Aim:
From the first line of the listing below to the line with "### data", print each line exactly, and nothing more. Leave out the pictures.

Provided data:

^^^^

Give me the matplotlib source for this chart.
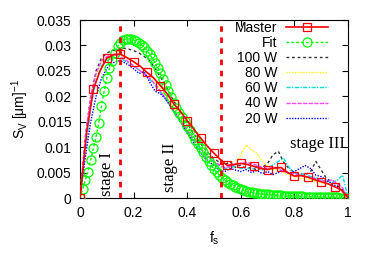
import numpy as np
import matplotlib
matplotlib.use('Agg')
import matplotlib.pyplot as plt

plt.rcParams['font.family'] = ['Liberation Sans', 'DejaVu Sans']
plt.rcParams['mathtext.fontset'] = 'custom'
plt.rcParams['mathtext.rm'] = 'Liberation Sans'
plt.rcParams['mathtext.it'] = 'Liberation Sans:italic'

### data

# master curve, every 0.025 in f_s
f_master = np.linspace(0, 1, 41)
s_master = [0, 0.013, 0.0214, 0.025, 0.0275, 0.0282, 0.0283, 0.0276, 0.0268, 0.0259,
            0.0247, 0.0236, 0.0221, 0.0205, 0.0185, 0.017, 0.0152, 0.0135, 0.0118, 0.0102,
            0.0088, 0.0075, 0.0064, 0.0066, 0.0068, 0.0066, 0.0062, 0.0058, 0.0056, 0.0059,
            0.006, 0.005, 0.0043, 0.0044, 0.0041, 0.0036, 0.0032, 0.0028, 0.0022, 0.0016, 0]

# fit, every 0.01
f_fit = np.linspace(0, 1, 101)
s_fit = [0, 0.0018, 0.0035, 0.0052, 0.0075, 0.0098, 0.012, 0.0148, 0.018, 0.021,
         0.0235, 0.0255, 0.027, 0.0285, 0.0298, 0.0305, 0.031, 0.0312, 0.0313, 0.0313,
         0.0311, 0.0308, 0.0305, 0.0301, 0.0297, 0.029, 0.0283, 0.0275, 0.0265, 0.0256,
         0.0245, 0.0234, 0.0222, 0.021, 0.0198, 0.0187, 0.0177, 0.0168, 0.016, 0.0151,
         0.0142, 0.0133, 0.0124, 0.0115, 0.0107, 0.0098, 0.009, 0.0081, 0.0072, 0.0064,
         0.0057, 0.0051, 0.0045, 0.004, 0.0035, 0.0031, 0.0028, 0.0025, 0.0022, 0.0019,
         0.0017, 0.0015, 0.0013, 0.0012, 0.0011, 0.001, 0.0009, 0.0008, 0.0008, 0.0007,
         0.0007, 0.0006, 0.0006, 0.0005, 0.0005, 0.0005, 0.0004, 0.0004, 0.0004, 0.0004,
         0.0003, 0.0003, 0.0003, 0.0003, 0.0002, 0.0002, 0.0002, 0.0002, 0.0002, 0.0002,
         0.0001, 0.0001, 0.0001, 0.0001, 0.0001, 0.0001, 0.0001, 0.00005, 0.00005, 0.00005, 0]

# laser power runs, every 0.02
f_runs = np.linspace(0, 1, 51)
s_100 = [0, 0.012, 0.02, 0.025, 0.0275, 0.0285, 0.029, 0.0292, 0.0295, 0.0293,
         0.029, 0.0285, 0.0278, 0.027, 0.0255, 0.0238, 0.022, 0.02, 0.0182, 0.0165,
         0.0148, 0.013, 0.0115, 0.01, 0.0088, 0.0078, 0.007, 0.0065, 0.0072, 0.006,
         0.0065, 0.0058, 0.006, 0.0055, 0.006, 0.0068, 0.0085, 0.0092, 0.007, 0.0058,
         0.005, 0.0048, 0.0045, 0.0052, 0.0072, 0.0055, 0.0038, 0.0032, 0.0025, 0.0015, 0]
s_80 = [0, 0.01, 0.019, 0.024, 0.0265, 0.0275, 0.028, 0.0282, 0.028, 0.0275,
        0.0268, 0.026, 0.0252, 0.0242, 0.023, 0.0215, 0.02, 0.0185, 0.0168, 0.0152,
        0.0135, 0.012, 0.0106, 0.0093, 0.0082, 0.0072, 0.0065, 0.006, 0.0058, 0.0065,
        0.0085, 0.0104, 0.0095, 0.0088, 0.0072, 0.0062, 0.0055, 0.0058, 0.005, 0.0046,
        0.0042, 0.0038, 0.004, 0.0035, 0.0032, 0.003, 0.0028, 0.0025, 0.002, 0.0012, 0]
s_60 = [0, 0.009, 0.018, 0.023, 0.026, 0.027, 0.0275, 0.0276, 0.0272, 0.0266,
        0.026, 0.0252, 0.0244, 0.0234, 0.0222, 0.0208, 0.0193, 0.0178, 0.0162, 0.0146,
        0.013, 0.0116, 0.0102, 0.009, 0.008, 0.007, 0.0062, 0.0058, 0.006, 0.0062,
        0.0058, 0.006, 0.0056, 0.0062, 0.0055, 0.0058, 0.0065, 0.0072, 0.0078, 0.006,
        0.005, 0.0045, 0.0048, 0.0042, 0.004, 0.0036, 0.0033, 0.003, 0.0035, 0.0045, 0]
s_40 = [0, 0.012, 0.02, 0.0245, 0.027, 0.0278, 0.0282, 0.028, 0.0275, 0.0268,
        0.026, 0.0252, 0.0244, 0.0235, 0.0224, 0.021, 0.0195, 0.018, 0.0164, 0.0148,
        0.0133, 0.0118, 0.0104, 0.0092, 0.0081, 0.0072, 0.0065, 0.006, 0.0062, 0.0066,
        0.0068, 0.007, 0.0068, 0.0064, 0.006, 0.0058, 0.0062, 0.0057, 0.0052, 0.005,
        0.0048, 0.0045, 0.0043, 0.004, 0.0038, 0.0035, 0.0032, 0.0036, 0.0028, 0.002, 0]
s_20 = [0, 0.008, 0.015, 0.02, 0.0235, 0.0255, 0.0265, 0.027, 0.0268, 0.0262,
        0.0254, 0.0245, 0.0248, 0.0228, 0.021, 0.0205, 0.0195, 0.0178, 0.0162, 0.0145,
        0.0128, 0.0112, 0.0095, 0.0082, 0.0072, 0.0064, 0.0055, 0.0052, 0.0058, 0.0055,
        0.0052, 0.0056, 0.005, 0.0054, 0.0048, 0.0052, 0.0046, 0.005, 0.0055, 0.0048,
        0.0052, 0.0058, 0.0064, 0.0058, 0.0045, 0.0042, 0.0035, 0.0028, 0.0022, 0.0015, 0]

stage_edges = [0.15, 0.525]


### plotting

fig = plt.figure(figsize=(3.76, 2.64), dpi=100)
ax = fig.add_axes([80/376, 66/264, 268/376, 178/264])

ax.plot(f_master, s_master, '-', color='red', lw=1.2, marker='s', ms=6,
        mfc='none', mew=0.9, markevery=2, label='Master', zorder=5)
ax.plot(f_fit, s_fit, color='#00ff00', lw=1.0, ls=(0, (2, 1.5)), marker='o', ms=6.5,
        mfc='none', mew=0.9, label='Fit', zorder=4)
ax.plot(f_runs, s_100, color='#333333', lw=1.0, ls=(0, (2, 2)), label='100 W')
ax.plot(f_runs, s_80, color='#ffff00', lw=1.0, ls=(0, (1, 1)), label='80 W')
ax.plot(f_runs, s_60, color='#00e0e0', lw=1.0, ls=(0, (3, 1, 1, 1)), label='60 W')
ax.plot(f_runs, s_40, color='#ff40ff', lw=1.0, ls=(0, (3, 1)), label='40 W')
ax.plot(f_runs, s_20, color='#0000ff', lw=1.0, ls=(0, (1, 1)), label='20 W')

for fe in stage_edges:
    ax.axvline(fe, color='red', lw=2, ls=(0, (2, 2)), zorder=6)

ax.text(0.1, 0.0003, 'stage I', rotation=90, ha='center', va='bottom',
        family='Liberation Serif', fontsize=12)
ax.text(0.336, 0.0012, 'stage II', rotation=90, ha='center', va='bottom',
        family='Liberation Serif', fontsize=12)
ax.text(0.99, 0.0098, 'stage III', ha='right', va='baseline',
        family='Liberation Serif', fontsize=12)

ax.set_xlim(0, 1)
ax.set_ylim(0, 0.035)
ax.set_xticks([0, 0.2, 0.4, 0.6, 0.8, 1])
ax.set_xticklabels(['0', '0.2', '0.4', '0.6', '0.8', '1'])
ax.set_yticks(np.arange(0, 0.0351, 0.005))
ax.set_yticklabels(['0', '0.005', '0.01', '0.015', '0.02', '0.025', '0.03', '0.035'])
ax.tick_params(direction='in', top=True, right=True, labelsize=10, length=4, pad=6)

ax.set_xlabel(r'f$_\mathrm{s}$', fontsize=10, labelpad=7)
ax.set_ylabel(r'S$_\mathrm{V}$ [μm]$^{-1}$', fontsize=10)

ax.legend(loc='upper right', bbox_to_anchor=(0.925, 0.995), frameon=False,
          markerfirst=False, fontsize=10, handlelength=3, handletextpad=0.65,
          labelspacing=0.08, borderpad=0, borderaxespad=0)

fig.savefig('out.png', dpi=100)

^^^^

Result for this exercise:
Give me the matplotlib source for this chart.
import numpy as np
import matplotlib
matplotlib.use('Agg')
import matplotlib.pyplot as plt

plt.rcParams['font.family'] = ['Liberation Sans', 'DejaVu Sans']
plt.rcParams['mathtext.fontset'] = 'custom'
plt.rcParams['mathtext.rm'] = 'Liberation Sans'
plt.rcParams['mathtext.it'] = 'Liberation Sans:italic'

### data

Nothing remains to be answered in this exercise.